Why ROI applies even in a relationship
The CPN framework is built for the dating search phase, where outcomes are discrete and spend is highly variable. Inside an ongoing relationship, the metric shifts shape. There's no longer a clean denominator of "outcomes" — there's a continuous gradient of shared life.
But the underlying question still holds: am I investing in this in a way that's producing real returns, on the dimensions that matter to me? That question is answerable, and it's worth answering periodically. Not weekly, not monthly, but at the milestone-y points where the relationship deserves a real audit.
What counts as investment
Money: the obvious one. Dates, trips, gifts, shared bills, the apartment you upgraded for both of you.
Time: hours spent in the relationship versus other priorities. Includes the time you'd otherwise have spent on career, friends, hobbies, or solitude.
Emotional bandwidth: the share of your mental energy this person occupies. Hard to quantify but easy to feel — when emotional investment is too high, it shows up in the rest of your life as distraction or fatigue.
Opportunity cost: the dates not had, the moves not made, the careers not pivoted to. The most honest investment metric and the hardest to face.
What counts as return
Day-to-day quality of life: how much you enjoy normal Tuesdays with this person. The single best leading indicator.
Growth: are you better, more capable, more interesting because of this relationship? Or stalled, smaller, less yourself? This is the indicator most guys overweight in the romantic phase and underweight in the long-term phase.
Stress reduction: does this person make your life more or less stressful? Net of the relationship's own conflicts — does the rest of life get easier?
Aligned trajectory: are you both heading somewhere that makes both lives bigger? Or are you cohabiting two diverging stories?
The metrics that don't work
Number of sexual outcomes. Once you're in a relationship, this metric stops measuring relationship health and starts measuring relationship phase. A six-month-old relationship has different sex frequency than a six-year-old one, and neither tells you whether the relationship is good.

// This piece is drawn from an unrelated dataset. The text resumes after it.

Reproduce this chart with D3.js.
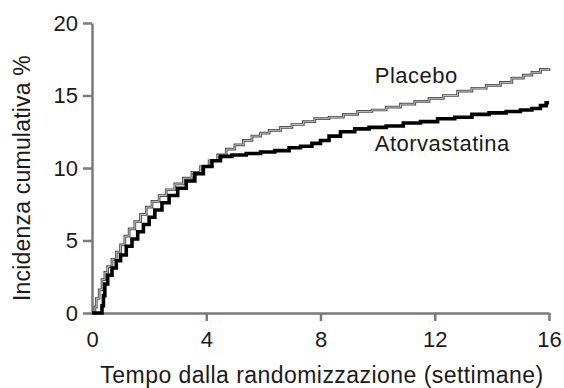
<!DOCTYPE html>
<html>
<head>
<meta charset="utf-8">
<script src="https://cdn.jsdelivr.net/npm/d3@7"></script>
<style>
  html, body { margin: 0; padding: 0; background: #fff; }
  svg { display: block; font-family: "Liberation Sans", Arial, Helvetica, sans-serif; }
</style>
</head>
<body>
<svg id="chart" width="564" height="388"></svg>
<script>
// ---- Data ----
const xTicks = [0, 4, 8, 12, 16];
const yTicks = [0, 5, 10, 15, 20];
const xTitle = "Tempo dalla randomizzazione (settimane)";
const yTitle = "Incidenza cumulativa %";
const seriesNames = ["Placebo", "Atorvastatina"];

// weeks, cumulative incidence %
const placeboWeeks = [0, 0.1, 0.15, 0.25, 0.35, 0.45, 0.55, 0.7, 0.85, 1.0, 1.15, 1.3, 1.5, 1.7, 1.9, 2.1, 2.35, 2.6, 2.9, 3.2, 3.5, 3.8, 4.1, 4.4, 4.7, 5.0, 5.3, 5.6, 5.9, 6.2, 6.6, 7.0, 7.4, 7.8, 8.3, 8.8, 9.3, 9.8, 10.3, 10.8, 11.3, 11.8, 12.3, 12.8, 13.3, 13.8, 14.3, 14.7, 15.1, 15.4, 15.7, 16.0];
const placeboValues = [0, 0.4, 1.0, 1.6, 2.3, 2.8, 3.2, 3.7, 4.2, 4.7, 5.3, 5.8, 6.3, 6.8, 7.3, 7.7, 8.1, 8.5, 8.9, 9.3, 9.7, 10.1, 10.5, 10.9, 11.3, 11.6, 11.9, 12.2, 12.4, 12.6, 12.8, 13.0, 13.2, 13.4, 13.5, 13.7, 13.9, 14.0, 14.2, 14.4, 14.6, 14.8, 15.0, 15.3, 15.5, 15.7, 15.9, 16.2, 16.4, 16.6, 16.8, 16.9];

const atorvaWeeks = [0, 0.35, 0.4, 0.45, 0.55, 0.7, 0.85, 1.0, 1.2, 1.4, 1.6, 1.8, 2.0, 2.2, 2.45, 2.7, 3.0, 3.3, 3.6, 3.9, 4.2, 4.5, 4.9, 5.4, 5.9, 6.4, 6.9, 7.3, 7.7, 8.0, 8.3, 8.7, 9.2, 9.7, 10.3, 10.9, 11.5, 12.1, 12.7, 13.3, 13.9, 14.5, 15.0, 15.4, 15.7, 15.9, 16.0];
const atorvaValues = [0, 0.5, 1.2, 2.0, 2.6, 3.1, 3.6, 4.0, 4.6, 5.1, 5.6, 6.1, 6.6, 7.1, 7.6, 8.1, 8.6, 9.1, 9.6, 10.1, 10.5, 10.8, 10.9, 11.0, 11.1, 11.2, 11.4, 11.5, 11.7, 11.9, 12.2, 12.5, 12.7, 12.8, 12.9, 13.1, 13.2, 13.4, 13.5, 13.7, 13.8, 13.9, 14.0, 14.1, 14.3, 14.5, 14.5];

// ---- Chart ----
const svg = d3.select("#chart");
const x = d3.scaleLinear().domain([0, 16]).range([92, 549]);
const y = d3.scaleLinear().domain([0, 20]).range([313, 23]);

const axisColor = "#7a7a7a";

// Y axis
const gy = svg.append("g")
  .attr("transform", `translate(${x(0)},0)`)
  .call(d3.axisLeft(y).tickValues(yTicks).tickSize(9).tickSizeOuter(0).tickPadding(5));
// X axis
const gx = svg.append("g")
  .attr("transform", `translate(0,${y(0)})`)
  .call(d3.axisBottom(x).tickValues(xTicks).tickSize(8).tickSizeOuter(0).tickPadding(10));

[gx, gy].forEach(g => {
  g.select(".domain").attr("stroke", axisColor).attr("stroke-width", 2.5);
  g.selectAll(".tick line").attr("stroke", axisColor).attr("stroke-width", 2.5);
  g.selectAll(".tick text").attr("fill", "#1a1a1a").style("font-size", "22px")
    .style("font-family", '"Liberation Sans", Arial, sans-serif');
});
gx.selectAll(".tick").filter(d => d === 0).select("line").remove();

// Titles
svg.append("text")
  .attr("x", 322).attr("y", 383)
  .attr("text-anchor", "middle")
  .style("font-size", "23px").style("letter-spacing", "0.45px")
  .attr("fill", "#1a1a1a")
  .text(xTitle);

svg.append("text")
  .attr("transform", `translate(30,178) rotate(-90)`)
  .attr("text-anchor", "middle")
  .style("font-size", "23px").style("letter-spacing", "0.2px")
  .attr("fill", "#1a1a1a")
  .text(yTitle);

// Lines
const line = d3.line().x(d => x(d[0])).y(d => y(d[1])).curve(d3.curveStepAfter);
const placebo = d3.zip(placeboWeeks, placeboValues);
const atorva = d3.zip(atorvaWeeks, atorvaValues);

svg.append("path").datum(placebo).attr("d", line)
  .attr("fill", "none").attr("stroke", "#4a4a4a").attr("stroke-width", 2.7);
svg.append("path").datum(placebo).attr("d", line)
  .attr("fill", "none").attr("stroke", "#cfcfcf").attr("stroke-width", 0.9);

svg.append("path").datum(atorva).attr("d", line)
  .attr("fill", "none").attr("stroke", "#000").attr("stroke-width", 3.6);

// Series labels
svg.append("text")
  .attr("x", x(9.9)).attr("y", 83)
  .style("font-size", "22px").style("letter-spacing", "0.5px")
  .attr("fill", "#1a1a1a").text(seriesNames[0]);
svg.append("text")
  .attr("x", x(9.9)).attr("y", 151)
  .style("font-size", "22px").style("letter-spacing", "0.5px")
  .attr("fill", "#1a1a1a").text(seriesNames[1]);
</script>
</body>
</html>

Gift count or spend ratios. Tracking who bought what and computing fairness usually predicts the breakup, not the strength.
Comparison to other couples. Almost always a trap. Other people's relationships are stage-managed, you don't see the data, and the comparison only ever produces dissatisfaction.
Running the audit
Quarterly is the right cadence. Once every three months, ask yourself the investment and return questions honestly. Write the answers down in one place — even a notes-app paragraph is enough.
Over a year, you'll have four data points. The trend is the answer. If life is getting bigger across the year, the ROI is positive even when individual months are hard. If life is shrinking, the math is telling you something the romance is hiding.